The costumes also don't help much, although (to be fair) they don't look all that much sillier than the vestments worn by Catholic priests.
Even with all this, Elizabeth Dodd and the other Catholic worrywarts are correct that Wicca is growing. There are now splinter sects (you knew it had to happens sooner or later) -- including the "Reformed Druids of North America" (named presumably to distinguish them from any Unreformed Druids who are running around skyclad in your local woods). A US government website estimates that in 2001, 134,000 individuals in in the US identified themselves as Wiccans, as compared with 8,000 in 1990. That, my friends, is a lot of Wiccans.
There has been a lot of argument over whether Wicca is actually a religion (usually this argument has erupted in the context of the US government's tax-shelter policy toward religions, and in one well-publicized case, the use of Wiccan symbols on a gravestone in Arlington Cemetery). To me, from the standpoint of having a lot of silly beliefs based upon no evidence whatsoever, and involving apparently enormous amounts of wishful thinking, Wicca is clearly a religion.

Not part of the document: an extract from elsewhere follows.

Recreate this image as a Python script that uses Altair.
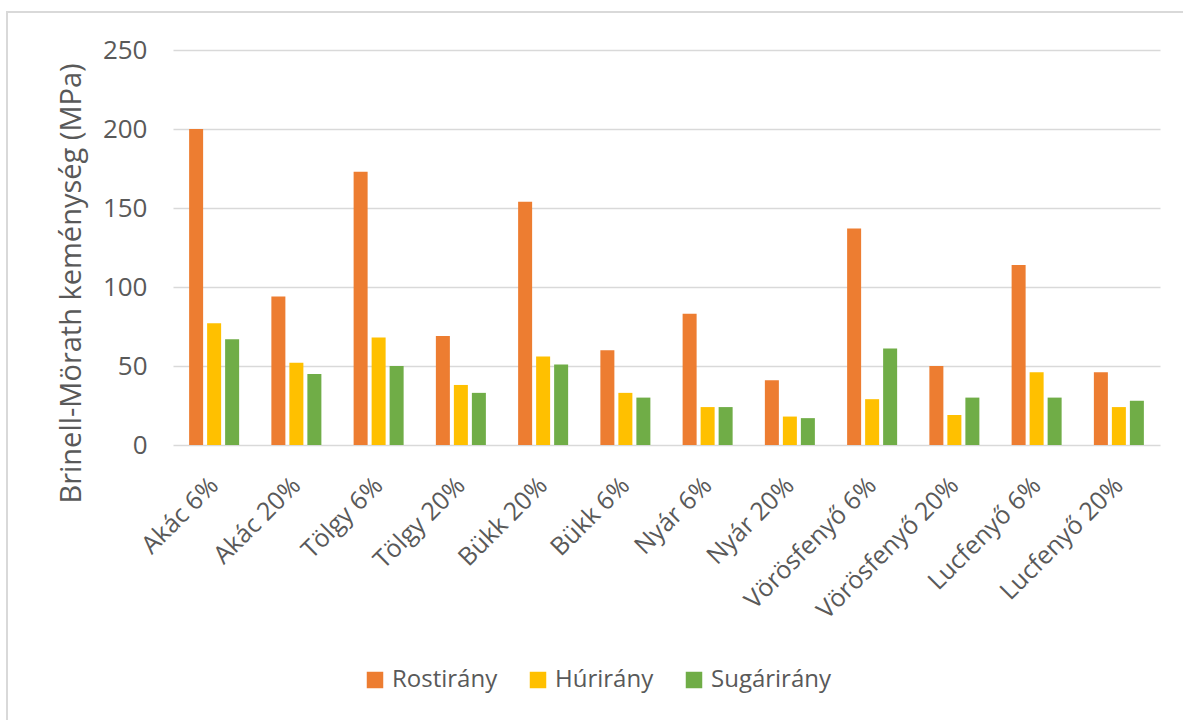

The amusing thing, to me, is that now you have people like Elizabeth Dodd claiming that the Wiccans need to become Catholics, because her set of unsupported, zero-evidence beliefs are better than their set of unsupported, zero-evidence beliefs. I find the whole thing screamingly funny. Hey, the more time they spend yelling at each other, the less time they'll have to send hate mail to me.